Graham Greene (1904-1991)
I am now completely enamored with Greene. I didn't want this book to end, or rather I wanted to crawl into the book, shake Scobie, give him a slap or two and say "Pull yourself together man! She's not worth it! They're not worth it!..." But instead, I was forced to sit idly by, while Henry Scobie came one step closer to his own crafted destruction, an accomplice to his despair and an accessory to his fate.
This is the second Greene book I have read, the first The Power and the Glory, left me somewhat nonplussed.
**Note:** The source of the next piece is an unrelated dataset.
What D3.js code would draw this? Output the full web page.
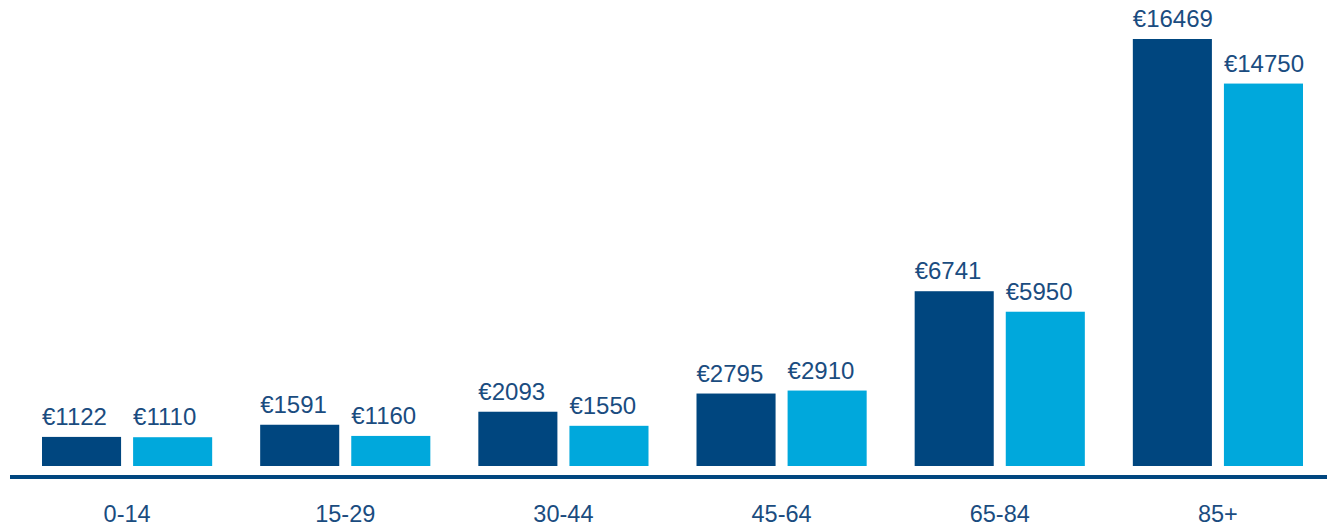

The narrative was engrossing, but the characters seemed a little out of reach, a little underdeveloped perhaps, and even though they battled against their own private hell and against their own personal demons, neither felt tangible, their sorrows felt contained to the pages of the book, rather than the creeping sensation of Scobie's pain that wraps it's tendrils around your heart.
Henry Scobie is a Holden Caulfield type, alienated by his need to protect and care for those around him, his purpose echoes that of Holden, if he could stand on a cliff in a field of rye, catching the little children as they come hurtling towards the edge, that is what he would do, and in a sense does. His one definitive purpose is to cause his loved ones minimal harm, to protect them from the pain and heartache of the world, at whatever cost. As he plods through the drudgery and monotony of his daily life, his duties as a police officer of a small British colony somewhere on the west coast of Africa, create the backbone of his persona. He has been without leave for over 15 years, he endures the torpor, the isolation and all with the gravitas of a good catholic. A man of character and honor, he has preferred his work over everything else, and as the book opens, despite his sacrifice and diligence, he has been passed over for the commissionership.
As he goes home to his nagging wife, the sweat drips off his brow, and he prepares himself for the habitual misery he has come to endure. His wife is dissatisfied with Scobie's ineffectual career, she desires prestige and a bit of conspicuous consumption here and there rather than the scrimping and saving and character without accolades. She is more disappointed than Scobie at his failure to obtain the commissionership and she, needing a change of scenery, adds her need to get away with some friends to the more luxurious South Africa to her repertoire of nagging.
Scobie has kept his life simple and straightforward up to this point, careful not to embroil himself in any untoward behavior, but he has no money and so one simple, careful step at a time he slowly becomes entangled in an unnavigable web of lies and dishonesty. And yet after the departure of Louise, it is not long before another has taken her place, another person he must provide comfort for and protect and when Louise unexpectedly returns, he must now balance the needs of all those he loves, like a tightrope walker, balancing between hope and despair. Unable to be honest with his wife, and unwilling to renounce his mistress he find himself committing the unpardonable sin, receiving communion in a state of mortal sin.
Now completely desperate to unshackle himself the constant never-ending demands of his loved ones and the incessant reminder of his damnation, and the shame of unrepentance, he decides to free himself. He carefully feigns illness, play acting angina so that Louise will receive the life insurance he has been quietly accumulating. His death will free Louise from the knowledge of his affair, the desperate fact that he loves another, simultaneously freeing Helen from the quiet charade of their love.
Yet, even this doesn't go according to plan, and after he has carefully choreographed everything down to the last seconds of his life, the moment he is gone, we realize Louise has known all along about the affair, and his carefully constructed journal entries only serve to toss suspicions on his sudden death. Louise cannot believe her husband would throw away his life, that he would commit the one unforgivable sin for anything so purposeless as love...but life is short and she quickly moves on, exchanging Scobie for another man and leaving his fate to God.